This is the official PyTorch implementation of paper Hyperspherical Latents Improve Continuous-Token Autoregressive.
@article{ke2025hyperspherical,
title={Hyperspherical Latents Improve Continuous-Token Autoregressive Generation},
author={Guolin Ke and Hui Xue},
journal={arXiv preprint arXiv:2509.24335},
year={2025}
}
SphereAR is a simple yet effective approach to continuous-token autoregressive (AR) image generation: it makes AR scale-invariant by constraining all AR inputs and outputs---including after CFG---to lie on a fixed-radius hypersphere (constant L2 norm) via hyperspherical VAEs.
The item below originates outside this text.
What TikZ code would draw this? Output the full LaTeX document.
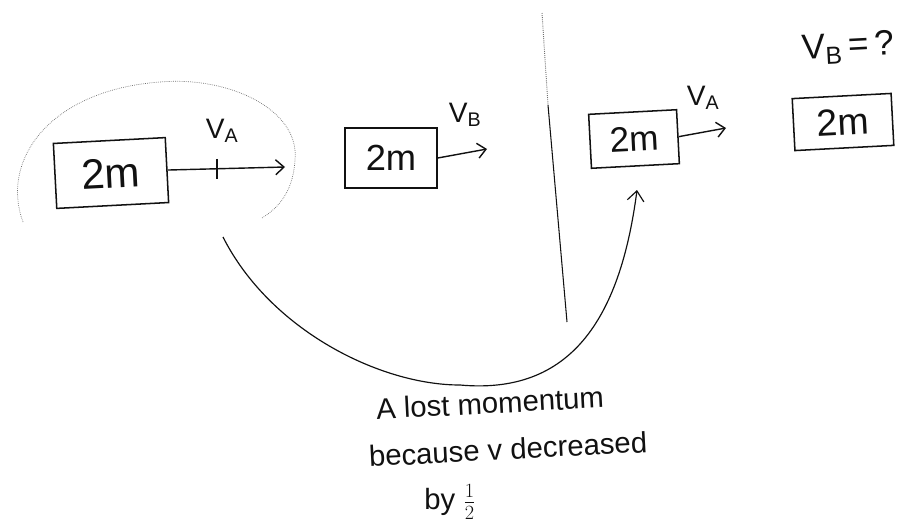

The model is a pure next-token AR generator with raster order, matching standard language AR modeling (i.e., it is not next-scale AR like VAR and not next-set AR like MAR/MaskGIT).
On ImageNet 256×256, SphereAR achieves a state-of-the-art FID of 1.34 among AR image generators.
- PyTorch: 2.7.1 (CUDA 12.6 build)
- FlashAttention: 2.8.1
- Install PyTorch 2.7.1 (CUDA 12.6) using your preferred method.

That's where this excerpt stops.